--- DATA SECTION ---

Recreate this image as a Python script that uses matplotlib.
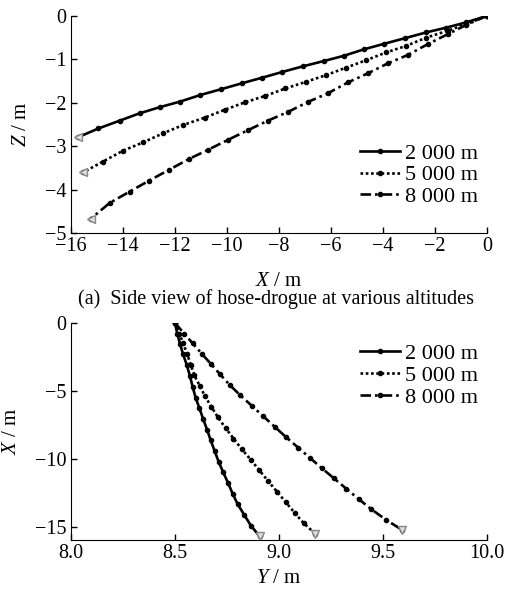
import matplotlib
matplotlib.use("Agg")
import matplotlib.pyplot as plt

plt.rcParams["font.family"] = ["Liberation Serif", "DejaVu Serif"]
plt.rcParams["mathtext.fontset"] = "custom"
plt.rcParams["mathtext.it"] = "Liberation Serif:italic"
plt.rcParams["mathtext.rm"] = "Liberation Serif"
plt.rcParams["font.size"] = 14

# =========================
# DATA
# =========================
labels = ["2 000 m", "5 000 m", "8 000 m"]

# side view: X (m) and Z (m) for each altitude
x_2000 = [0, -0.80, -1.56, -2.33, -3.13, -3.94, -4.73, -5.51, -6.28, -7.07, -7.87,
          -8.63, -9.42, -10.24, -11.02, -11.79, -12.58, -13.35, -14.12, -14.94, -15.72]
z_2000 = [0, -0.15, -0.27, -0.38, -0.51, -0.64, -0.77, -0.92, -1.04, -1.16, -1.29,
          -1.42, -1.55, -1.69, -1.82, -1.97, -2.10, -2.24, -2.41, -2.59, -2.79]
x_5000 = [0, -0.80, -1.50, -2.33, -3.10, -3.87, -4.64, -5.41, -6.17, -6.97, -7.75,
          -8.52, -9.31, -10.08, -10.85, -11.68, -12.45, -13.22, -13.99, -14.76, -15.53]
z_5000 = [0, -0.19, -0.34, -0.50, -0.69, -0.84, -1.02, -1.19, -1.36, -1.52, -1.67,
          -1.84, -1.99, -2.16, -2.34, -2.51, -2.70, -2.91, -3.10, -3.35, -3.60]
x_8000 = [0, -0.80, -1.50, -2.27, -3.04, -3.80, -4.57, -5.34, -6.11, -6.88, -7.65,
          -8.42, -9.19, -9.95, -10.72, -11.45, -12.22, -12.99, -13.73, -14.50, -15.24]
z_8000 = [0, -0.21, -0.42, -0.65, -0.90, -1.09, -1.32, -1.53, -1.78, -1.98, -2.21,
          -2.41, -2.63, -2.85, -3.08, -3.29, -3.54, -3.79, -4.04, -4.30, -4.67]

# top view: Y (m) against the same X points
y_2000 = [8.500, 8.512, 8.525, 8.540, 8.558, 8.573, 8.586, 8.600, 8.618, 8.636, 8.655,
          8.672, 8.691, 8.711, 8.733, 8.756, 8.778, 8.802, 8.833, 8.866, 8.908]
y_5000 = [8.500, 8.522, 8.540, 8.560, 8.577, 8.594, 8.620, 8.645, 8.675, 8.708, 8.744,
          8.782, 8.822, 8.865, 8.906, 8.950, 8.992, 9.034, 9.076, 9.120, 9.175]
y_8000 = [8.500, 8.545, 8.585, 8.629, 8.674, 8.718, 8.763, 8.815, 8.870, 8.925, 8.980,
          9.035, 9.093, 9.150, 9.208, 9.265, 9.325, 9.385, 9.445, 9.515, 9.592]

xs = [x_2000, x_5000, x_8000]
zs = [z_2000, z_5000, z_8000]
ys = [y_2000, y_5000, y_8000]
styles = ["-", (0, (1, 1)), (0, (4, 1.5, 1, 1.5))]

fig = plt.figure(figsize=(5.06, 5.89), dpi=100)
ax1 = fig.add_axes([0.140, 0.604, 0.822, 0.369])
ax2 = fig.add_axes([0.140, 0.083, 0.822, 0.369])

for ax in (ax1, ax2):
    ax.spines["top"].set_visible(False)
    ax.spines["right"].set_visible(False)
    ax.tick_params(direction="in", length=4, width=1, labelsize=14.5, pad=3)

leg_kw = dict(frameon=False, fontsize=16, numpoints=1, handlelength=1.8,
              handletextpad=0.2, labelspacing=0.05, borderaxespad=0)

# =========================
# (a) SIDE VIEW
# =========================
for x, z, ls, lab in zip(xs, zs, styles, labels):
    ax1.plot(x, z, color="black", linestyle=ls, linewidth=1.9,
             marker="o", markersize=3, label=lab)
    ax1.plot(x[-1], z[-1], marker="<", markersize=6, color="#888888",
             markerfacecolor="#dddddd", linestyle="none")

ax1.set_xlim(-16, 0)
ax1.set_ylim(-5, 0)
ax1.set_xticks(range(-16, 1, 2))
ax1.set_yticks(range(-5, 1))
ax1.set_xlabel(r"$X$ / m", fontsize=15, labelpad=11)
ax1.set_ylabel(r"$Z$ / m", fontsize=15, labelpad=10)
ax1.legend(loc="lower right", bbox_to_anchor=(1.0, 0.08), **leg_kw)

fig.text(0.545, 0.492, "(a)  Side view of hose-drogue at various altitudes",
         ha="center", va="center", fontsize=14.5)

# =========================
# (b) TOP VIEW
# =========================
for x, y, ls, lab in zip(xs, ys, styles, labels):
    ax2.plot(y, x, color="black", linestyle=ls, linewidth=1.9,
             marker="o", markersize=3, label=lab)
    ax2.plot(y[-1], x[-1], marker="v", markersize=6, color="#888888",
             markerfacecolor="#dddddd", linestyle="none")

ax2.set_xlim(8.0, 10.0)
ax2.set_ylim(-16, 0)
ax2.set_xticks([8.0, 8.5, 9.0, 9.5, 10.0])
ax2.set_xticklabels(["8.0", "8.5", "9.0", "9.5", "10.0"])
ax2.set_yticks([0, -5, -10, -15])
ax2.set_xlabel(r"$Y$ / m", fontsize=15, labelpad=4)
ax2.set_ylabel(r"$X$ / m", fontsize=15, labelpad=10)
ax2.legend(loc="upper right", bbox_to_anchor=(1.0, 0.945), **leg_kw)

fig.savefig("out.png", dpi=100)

---

◆ **WHAT THE TASK REQUIRES**
Quote the data above in full, leaving out the pictures it holds.

◆ **RESPONSE TO THE TASK**
Recreate this image as a Python script that uses matplotlib.
import matplotlib
matplotlib.use("Agg")
import matplotlib.pyplot as plt

plt.rcParams["font.family"] = ["Liberation Serif", "DejaVu Serif"]
plt.rcParams["mathtext.fontset"] = "custom"
plt.rcParams["mathtext.it"] = "Liberation Serif:italic"
plt.rcParams["mathtext.rm"] = "Liberation Serif"
plt.rcParams["font.size"] = 14

# =========================
# DATA
# =========================
labels = ["2 000 m", "5 000 m", "8 000 m"]

# side view: X (m) and Z (m) for each altitude
x_2000 = [0, -0.80, -1.56, -2.33, -3.13, -3.94, -4.73, -5.51, -6.28, -7.07, -7.87,
          -8.63, -9.42, -10.24, -11.02, -11.79, -12.58, -13.35, -14.12, -14.94, -15.72]
z_2000 = [0, -0.15, -0.27, -0.38, -0.51, -0.64, -0.77, -0.92, -1.04, -1.16, -1.29,
          -1.42, -1.55, -1.69, -1.82, -1.97, -2.10, -2.24, -2.41, -2.59, -2.79]
x_5000 = [0, -0.80, -1.50, -2.33, -3.10, -3.87, -4.64, -5.41, -6.17, -6.97, -7.75,
          -8.52, -9.31, -10.08, -10.85, -11.68, -12.45, -13.22, -13.99, -14.76, -15.53]
z_5000 = [0, -0.19, -0.34, -0.50, -0.69, -0.84, -1.02, -1.19, -1.36, -1.52, -1.67,
          -1.84, -1.99, -2.16, -2.34, -2.51, -2.70, -2.91, -3.10, -3.35, -3.60]
x_8000 = [0, -0.80, -1.50, -2.27, -3.04, -3.80, -4.57, -5.34, -6.11, -6.88, -7.65,
          -8.42, -9.19, -9.95, -10.72, -11.45, -12.22, -12.99, -13.73, -14.50, -15.24]
z_8000 = [0, -0.21, -0.42, -0.65, -0.90, -1.09, -1.32, -1.53, -1.78, -1.98, -2.21,
          -2.41, -2.63, -2.85, -3.08, -3.29, -3.54, -3.79, -4.04, -4.30, -4.67]

# top view: Y (m) against the same X points
y_2000 = [8.500, 8.512, 8.525, 8.540, 8.558, 8.573, 8.586, 8.600, 8.618, 8.636, 8.655,
          8.672, 8.691, 8.711, 8.733, 8.756, 8.778, 8.802, 8.833, 8.866, 8.908]
y_5000 = [8.500, 8.522, 8.540, 8.560, 8.577, 8.594, 8.620, 8.645, 8.675, 8.708, 8.744,
          8.782, 8.822, 8.865, 8.906, 8.950, 8.992, 9.034, 9.076, 9.120, 9.175]
y_8000 = [8.500, 8.545, 8.585, 8.629, 8.674, 8.718, 8.763, 8.815, 8.870, 8.925, 8.980,
          9.035, 9.093, 9.150, 9.208, 9.265, 9.325, 9.385, 9.445, 9.515, 9.592]

xs = [x_2000, x_5000, x_8000]
zs = [z_2000, z_5000, z_8000]
ys = [y_2000, y_5000, y_8000]
styles = ["-", (0, (1, 1)), (0, (4, 1.5, 1, 1.5))]

fig = plt.figure(figsize=(5.06, 5.89), dpi=100)
ax1 = fig.add_axes([0.140, 0.604, 0.822, 0.369])
ax2 = fig.add_axes([0.140, 0.083, 0.822, 0.369])

for ax in (ax1, ax2):
    ax.spines["top"].set_visible(False)
    ax.spines["right"].set_visible(False)
    ax.tick_params(direction="in", length=4, width=1, labelsize=14.5, pad=3)

leg_kw = dict(frameon=False, fontsize=16, numpoints=1, handlelength=1.8,
              handletextpad=0.2, labelspacing=0.05, borderaxespad=0)

# =========================
# (a) SIDE VIEW
# =========================
for x, z, ls, lab in zip(xs, zs, styles, labels):
    ax1.plot(x, z, color="black", linestyle=ls, linewidth=1.9,
             marker="o", markersize=3, label=lab)
    ax1.plot(x[-1], z[-1], marker="<", markersize=6, color="#888888",
             markerfacecolor="#dddddd", linestyle="none")

ax1.set_xlim(-16, 0)
ax1.set_ylim(-5, 0)
ax1.set_xticks(range(-16, 1, 2))
ax1.set_yticks(range(-5, 1))
ax1.set_xlabel(r"$X$ / m", fontsize=15, labelpad=11)
ax1.set_ylabel(r"$Z$ / m", fontsize=15, labelpad=10)
ax1.legend(loc="lower right", bbox_to_anchor=(1.0, 0.08), **leg_kw)

fig.text(0.545, 0.492, "(a)  Side view of hose-drogue at various altitudes",
         ha="center", va="center", fontsize=14.5)

# =========================
# (b) TOP VIEW
# =========================
for x, y, ls, lab in zip(xs, ys, styles, labels):
    ax2.plot(y, x, color="black", linestyle=ls, linewidth=1.9,
             marker="o", markersize=3, label=lab)
    ax2.plot(y[-1], x[-1], marker="v", markersize=6, color="#888888",
             markerfacecolor="#dddddd", linestyle="none")

ax2.set_xlim(8.0, 10.0)
ax2.set_ylim(-16, 0)
ax2.set_xticks([8.0, 8.5, 9.0, 9.5, 10.0])
ax2.set_xticklabels(["8.0", "8.5", "9.0", "9.5", "10.0"])
ax2.set_yticks([0, -5, -10, -15])
ax2.set_xlabel(r"$Y$ / m", fontsize=15, labelpad=4)
ax2.set_ylabel(r"$X$ / m", fontsize=15, labelpad=10)
ax2.legend(loc="upper right", bbox_to_anchor=(1.0, 0.945), **leg_kw)

fig.savefig("out.png", dpi=100)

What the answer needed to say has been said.